In Pilgrim at Tinker Creek, Annie Dillard writes,
“I am no scientist. I explore the neighborhood. An infant who has just learned to hold up his head has a frank and forthright way of gazing about him in bewilderment. He hasn’t the faintest clue where he is, and he aims to find out. In a couple of years, what he will have learned instead is how to fake it: he’ll have the cocksure air of a squatter who has come to feel he owns the place. Some unwonted, taught pride diverts us from our original intent, which is to explore the neighborhood, view the landscape, to discover at least where it is that we have been so startlingly set down, if we can’t learn why.”
I’ll admit that my mother’s attention to details used to bore me.
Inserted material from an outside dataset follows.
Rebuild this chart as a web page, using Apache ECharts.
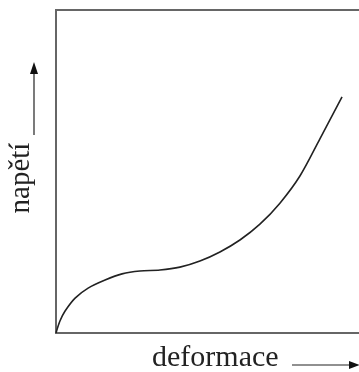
<!DOCTYPE html>
<html>
<head>
<meta charset="utf-8">
<script src="https://cdn.jsdelivr.net/npm/echarts@6/dist/echarts.min.js"></script>
<style>
html,body{margin:0;padding:0;background:#fff;}
#c{width:359px;height:372px;}
</style>
</head>
<body>
<div id="c"></div>
<script>
// deformace (strain, arbitrary units)
const strain = [0, 1.3, 3.0, 6.3, 10.6, 16.2, 21.8, 27.7, 34.3, 40.9, 47.5, 54.1, 60.7, 67.3, 73.9, 80.5, 87.1, 94.4];
// napětí (stress, arbitrary units)
const stress = [0, 3.7, 6.8, 10.8, 13.9, 16.4, 18.3, 19.2, 19.5, 20.4, 22.3, 25.1, 28.8, 33.7, 40.2, 48.6, 60.1, 73.1];
const xLabel = 'deformace';
const yLabel = 'napětí';

const data = strain.map((x, i) => [x, stress[i]]);
const chart = echarts.init(document.getElementById('c'));
const font = '"Liberation Serif", "Times New Roman", serif';
const hidden = {axisLine: {show: false}, axisTick: {show: false}, axisLabel: {show: false}, splitLine: {show: false}};
const frameStyle = {stroke: '#666', lineWidth: 2};
chart.setOption({
  animation: false,
  grid: {left: 56, top: 10, bottom: 39, right: 0},
  xAxis: Object.assign({type: 'value', min: 0, max: 100}, hidden),
  yAxis: Object.assign({type: 'value', min: 0, max: 100}, hidden),
  series: [{type: 'line', data: data, smooth: 0.3, showSymbol: false, lineStyle: {color: '#222', width: 1.6}}],
  graphic: [
    {type: 'polyline', shape: {points: [[362, 10], [56, 10], [56, 333], [362, 333]]}, style: Object.assign({fill: null}, frameStyle)},
    {type: 'text', x: 152, y: 358, style: {text: xLabel, font: '30px ' + font, fill: '#222', align: 'left', verticalAlign: 'middle'}},
    {type: 'text', x: 21, y: 178, rotation: Math.PI / 2, style: {text: yLabel, font: '29px ' + font, fill: '#222', align: 'center', verticalAlign: 'middle'}},
    {type: 'line', shape: {x1: 34, y1: 135, x2: 34, y2: 72}, style: {stroke: '#222', lineWidth: 1.2}},
    {type: 'polygon', shape: {points: [[30, 74], [38, 74], [34, 62]]}, style: {fill: '#111'}},
    {type: 'line', shape: {x1: 292, y1: 365, x2: 350, y2: 365}, style: {stroke: '#222', lineWidth: 1.2}},
    {type: 'polygon', shape: {points: [[349, 361], [349, 369], [360, 365]]}, style: {fill: '#111'}}
  ]
});
</script>
</body>
</html>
Ten years ago, if she had encouraged me to photograph the windows of a middle school whose track butted the garage, I would have ignored her. But what kind of traveler would I be if I had not internalized her philosophy that life is art? It is our job to pay attention to the details.
Below is a series of photographs taken from late August to late September. Central Middle School backs up to my parents’ house. Most evenings, when I got home from work around 7:20, I would photograph the school. I began to notice how dramatic the day-to-day change in light was. My mother calls it, “our personal mountain range” because the light against the glass is like the light against the snow on a mountain peak.
Unfortunately, a month into the project, my schedule changed and I now come home too late to see the sunset. Now that I’ll be leaving in November, watching the light has become more important. I don’t particularly like Columbus; several months in a small town feels stifling to me; I grew up mostly in Chicago and Minneapolis. But this town has been photogenic and the area is unique.